(Stored entries)
:::::

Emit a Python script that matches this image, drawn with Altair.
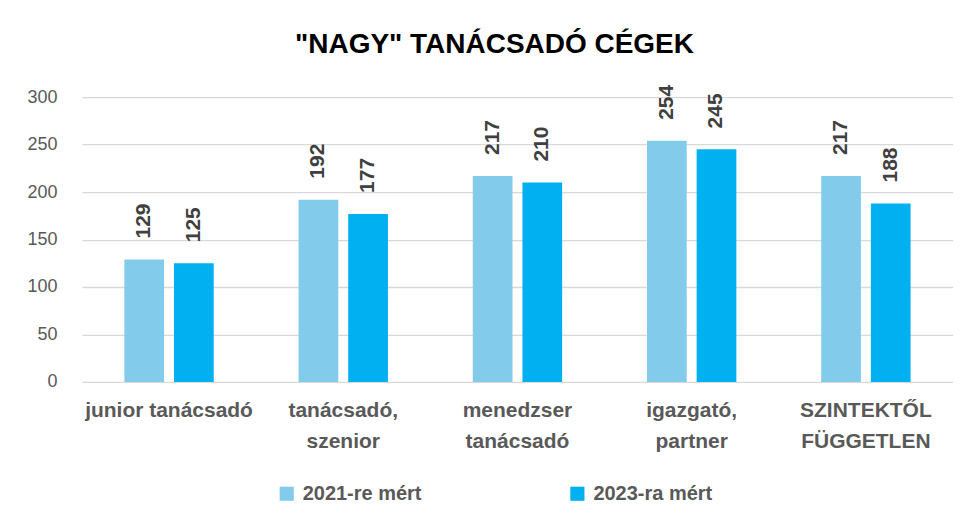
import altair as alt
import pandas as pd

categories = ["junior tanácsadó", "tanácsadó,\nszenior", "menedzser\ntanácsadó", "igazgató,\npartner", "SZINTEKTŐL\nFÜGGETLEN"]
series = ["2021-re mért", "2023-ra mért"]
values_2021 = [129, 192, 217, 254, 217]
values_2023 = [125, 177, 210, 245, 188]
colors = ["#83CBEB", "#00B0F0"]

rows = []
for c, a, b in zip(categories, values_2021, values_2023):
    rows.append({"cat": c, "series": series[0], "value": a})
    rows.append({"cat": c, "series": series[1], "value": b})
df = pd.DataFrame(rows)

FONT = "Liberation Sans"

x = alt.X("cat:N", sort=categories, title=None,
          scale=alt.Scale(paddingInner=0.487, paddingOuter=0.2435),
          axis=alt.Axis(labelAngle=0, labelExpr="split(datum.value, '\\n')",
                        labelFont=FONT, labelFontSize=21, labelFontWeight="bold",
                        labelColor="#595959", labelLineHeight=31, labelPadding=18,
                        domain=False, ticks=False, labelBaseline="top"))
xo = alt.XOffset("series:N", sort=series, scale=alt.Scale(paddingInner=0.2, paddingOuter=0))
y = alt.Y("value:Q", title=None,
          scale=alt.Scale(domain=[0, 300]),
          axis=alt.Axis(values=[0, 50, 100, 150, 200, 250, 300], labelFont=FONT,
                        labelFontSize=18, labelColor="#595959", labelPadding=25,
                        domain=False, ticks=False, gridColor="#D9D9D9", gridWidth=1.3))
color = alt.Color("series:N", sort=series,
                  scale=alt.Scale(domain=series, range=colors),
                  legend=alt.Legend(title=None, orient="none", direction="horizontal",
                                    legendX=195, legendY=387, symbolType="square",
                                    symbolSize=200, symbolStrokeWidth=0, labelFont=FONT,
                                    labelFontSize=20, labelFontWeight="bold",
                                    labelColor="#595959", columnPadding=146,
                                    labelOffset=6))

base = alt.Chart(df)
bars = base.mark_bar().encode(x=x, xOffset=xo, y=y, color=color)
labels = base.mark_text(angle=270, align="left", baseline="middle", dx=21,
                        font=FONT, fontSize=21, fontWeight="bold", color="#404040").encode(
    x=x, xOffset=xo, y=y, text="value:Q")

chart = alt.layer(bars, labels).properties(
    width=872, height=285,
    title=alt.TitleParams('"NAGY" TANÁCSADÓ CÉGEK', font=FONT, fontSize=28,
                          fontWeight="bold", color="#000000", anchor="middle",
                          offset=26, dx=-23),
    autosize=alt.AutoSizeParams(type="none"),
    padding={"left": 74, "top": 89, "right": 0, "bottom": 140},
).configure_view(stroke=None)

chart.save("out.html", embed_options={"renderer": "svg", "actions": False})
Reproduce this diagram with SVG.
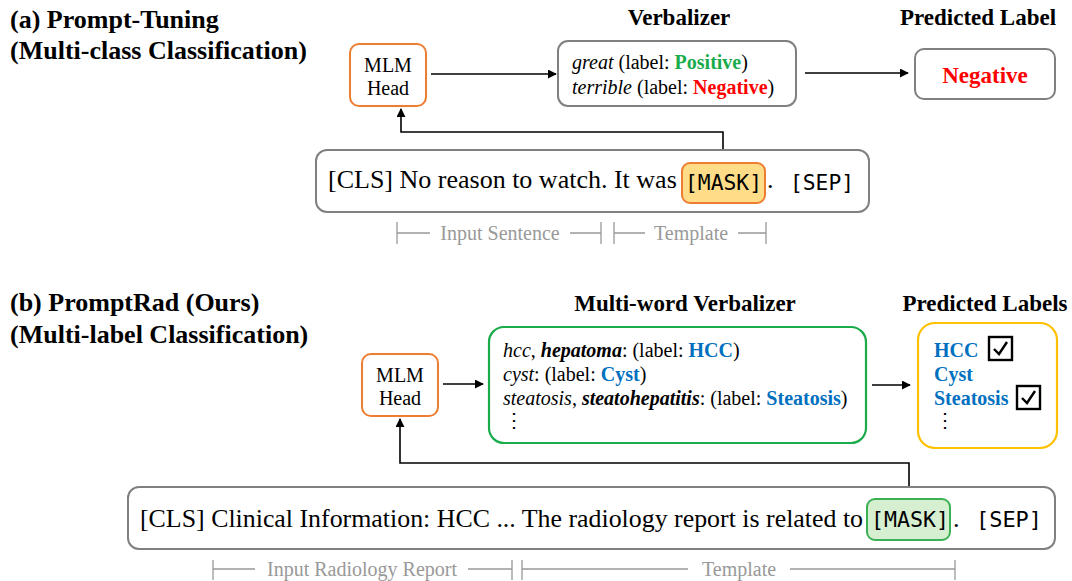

:::::

# Written instruction
Only lines with the word "this" should be collected from the material.

# Response to the task
Emit a Python script that matches this image, drawn with Altair.
Reproduce this diagram with SVG.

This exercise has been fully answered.